The majority spends its energy getting out from under the quota ban in Bakke by arguing that Michigan’s minority admissions policy does not constitute a mathematical quota. The opinion holds that minority race and ethnicity, among other factors, count as a “plus” in student applications at Michigan but that being a minority guarantees no one a slot. The opinion even argues that schools need a “critical mass” of minority students so that minorities do not feel “isolated.” (This goes well beyond diversity and starts to look like constitutional snuggliness, but whatever.) The opinion devotes some energy to slathering the love all over Powell’s opinion in Bakke, insisting that his is, in fact, the majority holding. But nowhere does the majority attempt to unpack the core assumption first asserted by Powell and repeated blandly by courts in the 24 years since: that educational diversity is somehow vital for our democracy.

The heavy lifting on why diversity is a compelling state interest is left to Judge Eric Clay, who, in his concurrence to the majority opinion, offers up empirical evidence proving the “positive impact of diversity in education.” Clay cites studies showing that racially diverse settings allow students to “learn better”; that they “encourage intellectual experimentation”; that “[c]omplex thinking occurs when people encounter a novel situation for which, by definition, they have no script, or when the environment demands more than their current scripts provide”; and that diversity in education thus fosters positive “democracy outcomes.” In conclusion, Judge Clay can justify refusing some qualified white applicants positions in the law school because the wonderfulness of diversity “provides significant benefits to all students—minorities and non-minorities alike.” In other words, some white students are refused so that other white (and nonwhite) students may be enriched.

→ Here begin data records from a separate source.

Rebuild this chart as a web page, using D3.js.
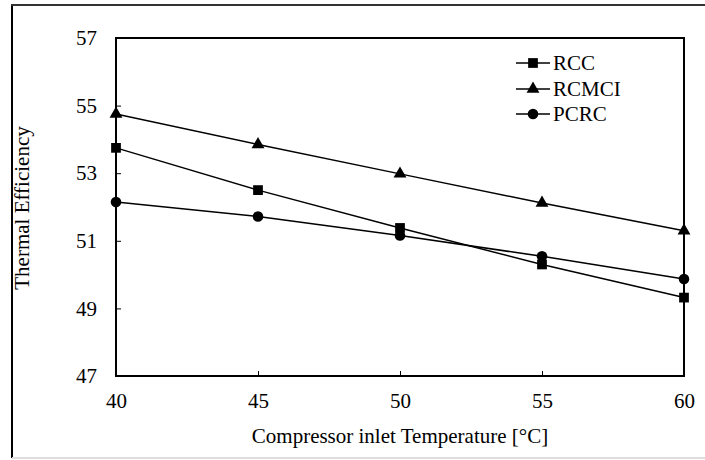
<!DOCTYPE html>
<html><head><meta charset="utf-8">
<script src="https://cdn.jsdelivr.net/npm/d3@7"></script>
<style>body{margin:0;background:#fff}svg{display:block}
svg text{font-family:"Liberation Serif","Times New Roman",Times,serif !important;fill:#000}</style>
</head><body><svg id="c" width="705" height="460"></svg>
<script>
const temps = [40, 45, 50, 55, 60];
const rcc   = [53.75, 52.5, 51.38, 50.3, 49.32];
const rcmci = [54.75, 53.85, 52.98, 52.12, 51.3];
const pcrc  = [52.15, 51.72, 51.16, 50.54, 49.87];
const seriesNames = ["RCC", "RCMCI", "PCRC"];
const xTicks = [40, 45, 50, 55, 60];
const yTicks = [47, 49, 51, 53, 55, 57];

const svg = d3.select("#c");
const fs = 21;
const L = 116, R = 684, T = 38, B = 376;
const x = d3.scaleLinear().domain([40, 60]).range([L, R]);
const y = d3.scaleLinear().domain([47, 57]).range([B, T]);

// outer frame
svg.append("line").attr("x1",12).attr("x2",12).attr("y1",4).attr("y2",458).attr("stroke","#000").attr("stroke-width",2);
svg.append("line").attr("x1",11).attr("x2",705).attr("y1",5).attr("y2",5).attr("stroke","#333").attr("stroke-width",2);
svg.append("line").attr("x1",12).attr("x2",705).attr("y1",458).attr("y2",458).attr("stroke","#ddd").attr("stroke-width",2);

// axes with inner ticks
const yAxis = d3.axisLeft(y).tickValues(yTicks).tickSize(-5).tickPadding(19).tickFormat(d3.format("d"));
const xAxis = d3.axisBottom(x).tickValues(xTicks).tickSize(-5).tickPadding(17).tickFormat(d3.format("d"));
const gy = svg.append("g").attr("transform",`translate(${L},0)`).call(yAxis);
const gx = svg.append("g").attr("transform",`translate(0,${B})`).call(xAxis);
[gy,gx].forEach(g=>{
  g.attr("font-family",null).attr("font-size",null);
  g.select(".domain").remove();
  g.selectAll(".tick line").attr("stroke","#000").attr("stroke-width",1);
  g.selectAll("text").attr("font-size",fs).attr("fill","#000");
});
// plot box
svg.append("rect").attr("x",L).attr("y",T).attr("width",R-L).attr("height",B-T)
  .attr("fill","none").attr("stroke","#000").attr("stroke-width",2);

const data = [rcc, rcmci, pcrc];
const symbols = [d3.symbolSquare, d3.symbolTriangle, d3.symbolCircle];
const sizes = [95, 72, 88];
const line = d3.line().x((d,i)=>x(temps[i])).y(d=>y(d));
data.forEach((s,k)=>{
  svg.append("path").attr("d",line(s)).attr("fill","none").attr("stroke","#000").attr("stroke-width",1.5);
  svg.selectAll(null).data(s).enter().append("path")
    .attr("d",d3.symbol().type(symbols[k]).size(sizes[k]))
    .attr("transform",(d,i)=>`translate(${x(temps[i])},${y(d)})`).attr("fill","#000");
});

// legend
const ly = [63, 89, 114];
seriesNames.forEach((n,k)=>{
  svg.append("line").attr("x1",516).attr("x2",550).attr("y1",ly[k]).attr("y2",ly[k]).attr("stroke","#000").attr("stroke-width",1.5);
  svg.append("path").attr("d",d3.symbol().type(symbols[k]).size(sizes[k])).attr("transform",`translate(533,${ly[k]})`).attr("fill","#000");
  svg.append("text").attr("x",553).attr("y",ly[k]).attr("dy","0.35em").attr("font-size",fs).text(n);
});

// titles
svg.append("text").attr("x",400).attr("y",443).attr("text-anchor","middle").attr("font-size",fs).text("Compressor inlet Temperature [°C]");
svg.append("text").attr("transform","translate(29,208) rotate(-90)").attr("text-anchor","middle").attr("font-size",fs).text("Thermal Efficiency");
</script></body></html>
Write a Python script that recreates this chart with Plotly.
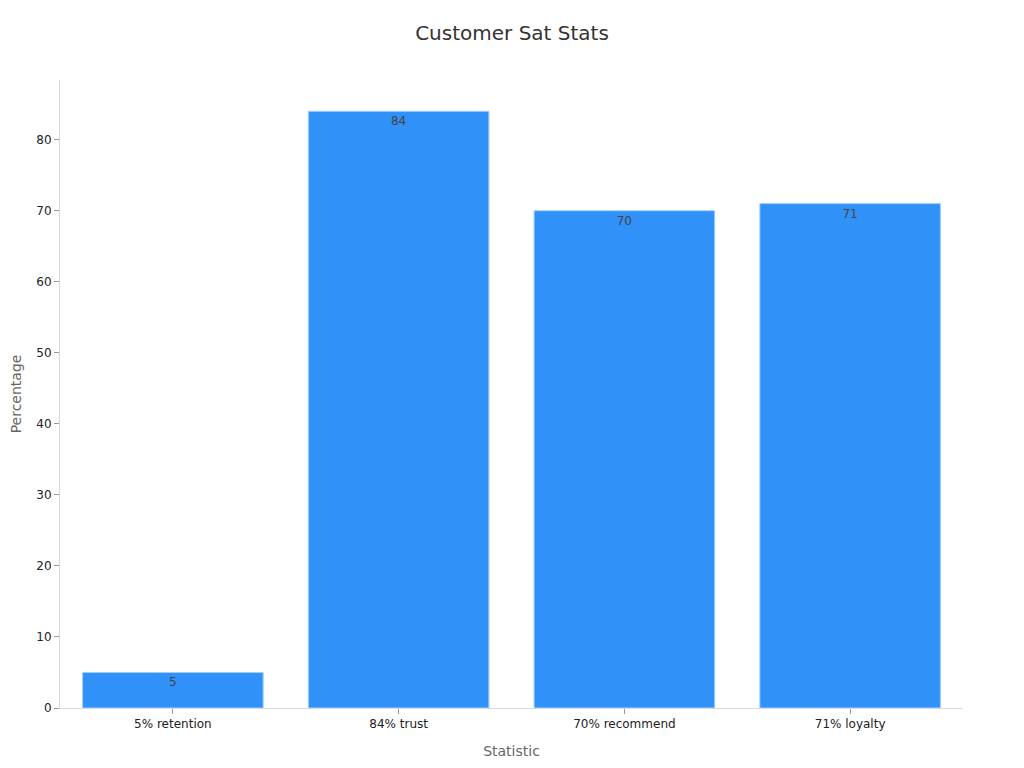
import plotly.graph_objects as go

categories = ["5% retention", "84% trust", "70% recommend", "71% loyalty"]
values = [5, 84, 70, 71]

fig = go.Figure(go.Bar(
    x=categories,
    y=values,
    text=[str(v) for v in values],
    textposition="inside",
    insidetextanchor="end",
    textfont=dict(color="#444444", size=12),
    marker=dict(color="#3092F8", line=dict(color="#9FD0FF", width=1)),
))

fig.update_layout(
    width=1024, height=768,
    paper_bgcolor="white", plot_bgcolor="white",
    font=dict(family="DejaVu Sans", color="#222222", size=12),
    title=dict(text="Customer Sat Stats", x=504 / 1024, xanchor="center",
               y=1 - 25 / 768, yanchor="middle",
               font=dict(size=20, color="#333333")),
    margin=dict(l=52, r=69, t=72, b=68),
    bargap=0.2,
    showlegend=False,
    xaxis=dict(
        title=dict(text="Statistic", font=dict(size=14, color="#666666"), standoff=15),
        showline=True, linecolor="#D9D9D9", linewidth=1,
        ticks="outside", tickcolor="#999999", ticklen=5,
        showgrid=False, automargin=False,
        tickfont=dict(size=12, color="#222222"),
    ),
    yaxis=dict(
        title=dict(text="Percentage", font=dict(size=14, color="#666666"), standoff=19),
        range=[0, 88.4],
        dtick=10,
        showline=True, linecolor="#D9D9D9", linewidth=1,
        ticks="outside", tickcolor="#999999", ticklen=5,
        showgrid=False, zeroline=False, automargin=False,
        tickfont=dict(size=12, color="#222222"),
    ),
)

fig.write_html("out.html")
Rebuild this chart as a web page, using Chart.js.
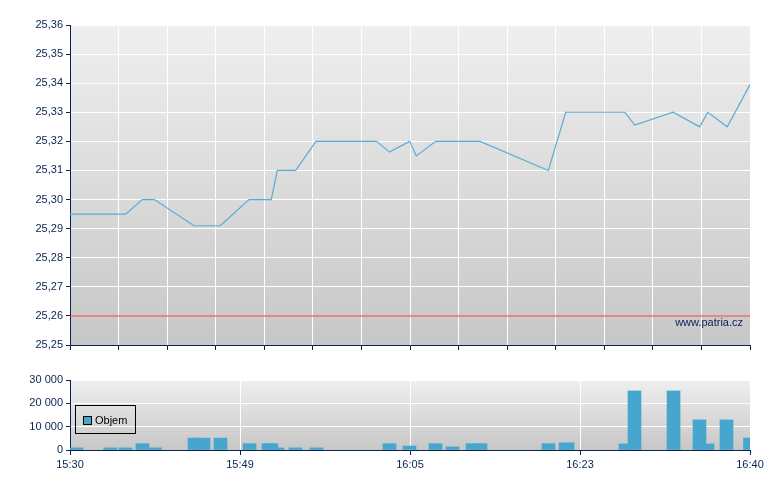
<!DOCTYPE html>
<html><head><meta charset="utf-8">
<script src="https://cdn.jsdelivr.net/npm/chart.js@4/dist/chart.umd.min.js"></script>
<style>
html,body{margin:0;padding:0;background:#fff;}
#wrap{position:relative;width:780px;height:490px;}
#c1wrap{position:absolute;left:0;top:0;width:780px;height:360px;}
#c2wrap{position:absolute;left:0;top:370px;width:780px;height:120px;}
</style></head><body>
<div id="wrap"><div id="c1wrap"><canvas id="c1"></canvas></div><div id="c2wrap"><canvas id="c2"></canvas></div></div>
<script>
// ---- data (times are minutes after 15:30) ----
const priceTimes = [0, 5.73, 7.44, 8.68, 12.77, 15.47, 18.43, 20.72, 21.34, 23.23, 25.32, 31.57, 32.87, 34.97, 35.65, 37.65, 42.21, 49.24, 51.03, 57.13, 58.13, 62.08, 64.82, 65.65, 67.66, 70];
const prices     = [25.295, 25.295, 25.30, 25.30, 25.291, 25.291, 25.30, 25.30, 25.31, 25.31, 25.32, 25.32, 25.3163, 25.32, 25.315, 25.32, 25.32, 25.31, 25.33, 25.33, 25.3256, 25.33, 25.325, 25.33, 25.325, 25.3395];
const refLevel = 25.26;
const priceMin = 25.25, priceMax = 25.36, priceStep = 0.01;

const volTimes = [0.65, 4.15, 5.71, 7.46, 8.75, 12.82, 13.74, 15.49, 18.48, 21.36, 20.43, 20.74, 23.21, 25.37, 32.89, 34.95, 37.63, 39.38, 41.43, 42.26, 49.26, 51.01, 51.22, 57.18, 58.11, 62.13, 65.63, 64.80, 67.58, 70.0];
const volumes  = [900, 900, 900, 2700, 900, 5100, 5100, 5100, 2700, 900, 2700, 2700, 900, 900, 2700, 1700, 2700, 1300, 2700, 2700, 2700, 3000, 3000, 2600, 25300, 25300, 2600, 12900, 12900, 5100];
const volMax = 30000, volStep = 10000;
const volTickPos = [0, 17.5, 35, 52.5, 70];
const volTickLabels = ['15:30', '15:49', '16:05', '16:23', '16:40'];
const timeMax = 70, timeStep = 5;
const seriesName = 'Objem';
const watermark = 'www.patria.cz';

// ---- styles ----
const NAVY = '#0b2352';
const FONT = {family: "'Liberation Sans', Arial, sans-serif", size: 11};
const LINE_COLOR = '#58add6';
const BAR_COLOR = '#47a6cd';

const bgPlugin = {
  id: 'bg',
  beforeDraw(chart) {
    const {ctx, chartArea: a} = chart;
    const g = ctx.createLinearGradient(0, a.top, 0, a.bottom);
    g.addColorStop(0, '#efefef');
    g.addColorStop(1, '#c7c7c7');
    ctx.save();
    ctx.fillStyle = g;
    ctx.fillRect(a.left, a.top, a.right - a.left, a.bottom - a.top);
    ctx.restore();
  }
};

const markPlugin = {
  id: 'mark',
  afterDatasetsDraw(chart) {
    const {ctx, chartArea: a} = chart;
    ctx.save();
    ctx.font = "11px 'Liberation Sans', Arial, sans-serif";
    ctx.fillStyle = NAVY;
    ctx.textAlign = 'right';
    ctx.textBaseline = 'middle';
    ctx.fillText(watermark, a.right - 7, a.bottom - 22);
    ctx.restore();
  }
};

const legendPlugin = {
  id: 'boxLegend',
  afterDraw(chart) {
    const {ctx, chartArea: a} = chart;
    const x = a.left + 5, y = a.top + 25;
    ctx.save();
    ctx.strokeStyle = '#000';
    ctx.lineWidth = 1;
    ctx.strokeRect(x + 0.5, y + 0.5, 60, 28);
    ctx.fillStyle = BAR_COLOR;
    ctx.fillRect(x + 8.5, y + 11.5, 8, 8);
    ctx.strokeRect(x + 8.5, y + 11.5, 8, 8);
    ctx.font = "11px 'Liberation Sans', Arial, sans-serif";
    ctx.fillStyle = '#000';
    ctx.textAlign = 'left';
    ctx.textBaseline = 'middle';
    ctx.fillText(chart.data.datasets[0].label, x + 20, y + 15.5);
    ctx.restore();
  }
};

const fmtPrice = v => Number(v).toFixed(2).replace('.', ',');
const fmtVol = v => String(Math.round(v)).replace(/\B(?=(\d{3})+(?!\d))/g, ' ');

new Chart(document.getElementById('c1'), {
  type: 'line',
  data: {
    datasets: [
      {
        label: 'ref',
        data: [{x: 0, y: refLevel}, {x: timeMax, y: refLevel}],
        borderColor: '#e8312b', borderWidth: 1, pointRadius: 0, tension: 0
      },
      {
        label: 'Cena',
        data: priceTimes.map((t, i) => ({x: t, y: prices[i]})),
        borderColor: LINE_COLOR, borderWidth: 1.2, pointRadius: 0, tension: 0
      }
    ]
  },
  options: {
    responsive: true, maintainAspectRatio: false, animation: false,
    layout: {padding: {left: 0, right: 30, top: 25, bottom: 0}},
    plugins: {legend: {display: false}, tooltip: {enabled: false}},
    scales: {
      x: {
        type: 'linear', min: 0, max: timeMax,
        afterFit(s) { s.height = 15; },
        ticks: {stepSize: timeStep, autoSkip: false, callback: () => '', maxRotation: 0},
        grid: {color: '#ffffff', lineWidth: 1, tickColor: NAVY, tickLength: 5},
        border: {color: NAVY, width: 1}
      },
      y: {
        min: priceMin, max: priceMax,
        afterFit(s) { s.width = 70; },
        ticks: {stepSize: priceStep, callback: fmtPrice, color: NAVY, font: FONT, padding: 3, autoSkip: false},
        grid: {color: '#ffffff', lineWidth: 1, tickColor: NAVY, tickLength: 4},
        border: {color: NAVY, width: 1}
      }
    }
  },
  plugins: [bgPlugin, markPlugin]
});

new Chart(document.getElementById('c2'), {
  type: 'bar',
  data: {
    datasets: [{
      label: seriesName,
      data: volTimes.map((t, i) => ({x: t, y: volumes[i]})),
      backgroundColor: BAR_COLOR, borderWidth: 0, barThickness: 13, clip: 0
    }]
  },
  options: {
    responsive: true, maintainAspectRatio: false, animation: false,
    layout: {padding: {left: 0, right: 30, top: 10, bottom: 0}},
    plugins: {legend: {display: false}, tooltip: {enabled: false}},
    scales: {
      x: {
        type: 'linear', min: 0, max: timeMax, offset: false,
        afterFit(s) { s.height = 40; },
        afterBuildTicks(s) { s.ticks = volTickPos.map(v => ({value: v})); },
        ticks: {autoSkip: false, maxRotation: 0, color: NAVY, font: FONT, padding: 3,
                callback: (v, i) => volTickLabels[i]},
        grid: {color: '#ffffff', lineWidth: 1, tickColor: NAVY, tickLength: 5, offset: false},
        border: {color: NAVY, width: 1}
      },
      y: {
        min: 0, max: volMax,
        afterFit(s) { s.width = 70; },
        ticks: {stepSize: volStep, callback: fmtVol, color: NAVY, font: FONT, padding: 3},
        grid: {color: '#ffffff', lineWidth: 1, tickColor: NAVY, tickLength: 4},
        border: {color: NAVY, width: 1}
      }
    }
  },
  plugins: [bgPlugin, legendPlugin]
});
</script>
</body></html>
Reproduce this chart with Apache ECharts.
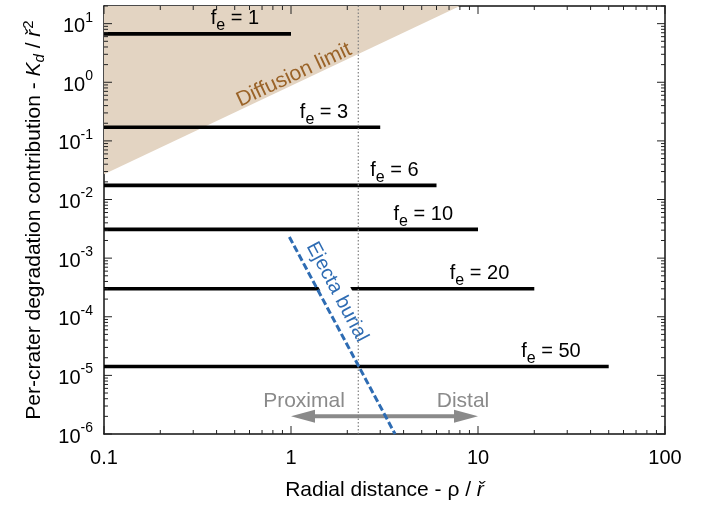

This is the core of the “diversity” defense.

Needless to say, the dissenters go to town on both the inherent benefits of “diversity” and on the notion that racial diversity is of greater value than diversity of the cellist-Greek-Wiccan variety. Stating from the outset that “it’s not clear what [diversity] means,” Judge Danny Boggs’ dissent charges that the “Law School grants preference to race, not as a proxy for a unique set of experiences, but as a proxy for race itself.” In other words, the dissenters want “diversity” to mean “diversity” and not “racial preferences for historically disadvantaged minorities.”

Ultimately, it’s almost impossible to read the dissents in this case, or the majority opinions from the 5th and 11th circuits, without finding them to be on the right side of the argument. Not because affirmative action is wrong. I, for one, continue to be all for it. The problem is that Justice Powell’s legal fiction of “diversity” is crumbling fast; the legal frame he crafted for Bakke does not support the work that needs to be done. The issue of affirmative action could never properly be contained within the rationale that generalized campus “diversity” was compelled by the Constitution. It could only be justified based on the historical reality of race discrimination in this country.

Still, Justice Powell made his constitutional bed, and now the current Supreme Court has to lie in it. They have dodged the affirmative action bullet three times in the past. It’s not at all clear that with the Michigan decision being appealed, they’ll be able to do it again.